The House adopted a series of amendments before passing the bill. One amendment would require credit card issuers to warn card holders who are close to exceeding their credit limits while another requires maintaining low introductory rates for at least six months. Incorporating Federal Reserve regulations which take effect in 2010 the House went a step further by adding restrictions for credit cards for students.

President Obama backs efforts to make changes in an industry that has recently increased what some people consider abusive, manipulative and unethical billing practices. Supporters hope to have legislation signed into law by late May after the Senate considers its own version next week. If signed into law legislation would be implemented within 90 days.

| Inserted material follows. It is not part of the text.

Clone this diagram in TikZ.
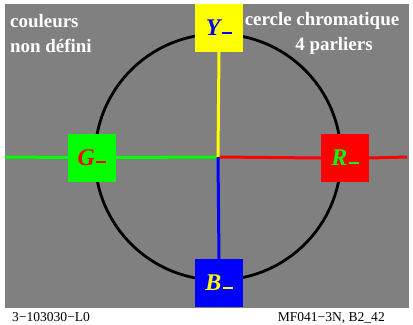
\documentclass[tikz,border=0pt]{standalone}
\usepackage{fontspec}
\setmainfont{Liberation Serif}
\definecolor{bggray}{RGB}{128,128,128}
\definecolor{pgreen}{RGB}{0,255,0}
\definecolor{pred}{RGB}{255,0,0}
\definecolor{pblue}{RGB}{0,0,255}
\definecolor{pyellow}{RGB}{255,255,0}
\tikzset{
  colbox/.style={rectangle, minimum width=48bp, minimum height=48bp, inner sep=0pt},
  boxlabel/.style={font=\fontsize{24}{24}\selectfont\bfseries\itshape},
  toptext/.style={text=white, font=\fontsize{19}{19}\selectfont\bfseries, inner sep=0pt},
  foottext/.style={font=\fontsize{13.6}{13.6}\selectfont, inner sep=0pt},
  axisline/.style={line width=3bp}
}
\newcommand{\mysub}{\hspace{1.5bp}\raisebox{2bp}{\rule{10bp}{2bp}}}
\begin{document}
\begin{tikzpicture}[x=1bp,y=-1bp]
\useasboundingbox (0,0) rectangle (413,325);
\fill[white] (0,0) rectangle (413,325);
\fill[bggray] (5,4) rectangle (409,308);
\coordinate (c) at (218,157);
\coordinate (lend) at (5,157);
\coordinate (rend) at (407,157);
\draw[line width=2.8bp] (c) circle[radius=123];
\node[colbox, fill=pyellow] (Y) at (219,28) {};
\node[colbox, fill=pgreen] (G) at (92,157.5) {};
\node[colbox, fill=pred] (R) at (345,158) {};
\node[colbox, fill=pblue] (B) at (219,283) {};
\draw[axisline, pgreen] (lend) -- (G.west);
\draw[axisline, pgreen] (G.east) -- (c);
\draw[axisline, pred] (c) -- (R.west);
\draw[axisline, pred] (R.east) -- (rend);
\draw[axisline, pyellow] (Y.south) -- (c);
\draw[axisline, pblue] (c) -- (B.north);
\node[boxlabel, text=pblue] (Yl) at (Y) {Y\mysub};
\node[boxlabel, text=pred] (Gl) at (G) {G\mysub};
\node[boxlabel, text=pgreen] (Rl) at (R) {R\mysub};
\node[boxlabel, text=pyellow] (Bl) at (B) {B\mysub};
\node[toptext, anchor=base west] (t1) at (10,27) {couleurs};
\node[toptext, anchor=base west] (t2) at (10,52) {non défini};
\node[toptext, anchor=base] (t3) at (322,25) {cercle chromatique};
\node[toptext, anchor=base] (t4) at (334,50) {4 parliers};
\node[foottext, anchor=base west] (f1) at (12,321.5) {3−103030−L0};
\node[foottext, anchor=base east] (f2) at (385,321.5) {MF041−3N, B2\_42};
\end{tikzpicture}
\end{document}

Banks who are already reeling from the mortgage crisis and the rising level of defaults have objected to legislation regulating the industry claiming it will only result in higher interest rates for all consumers and fewer chances of obtaining credit.

Some of the issues covered by the Credit Cardholders’ Bill of Rights include:

  • Requires credit card companies to give 45 days notice of intended increases in interest rates. This give the consumer the opportunity to either pay off the balance or look for other opportunities for financing.
  • Protects responsible cardholders who pay on time from being penalized unfairly.
  • Prevents card companies from increasing rates unfairly on existing balances.
  • Allows cardholders to set limits on their credit card accounts.
  • Requires credit card companies to allocate payments to higher interest balances or distribute the payment evenly to balances with different interest rates. Presently credit card companies apply payments toward low interest balances allowing higher interest balance to continue to grow.
  • Stops double cycle billing where card companies charge interest on debt consumers have paid on time.
  • Prohibits imposing excessive fees to cardholders.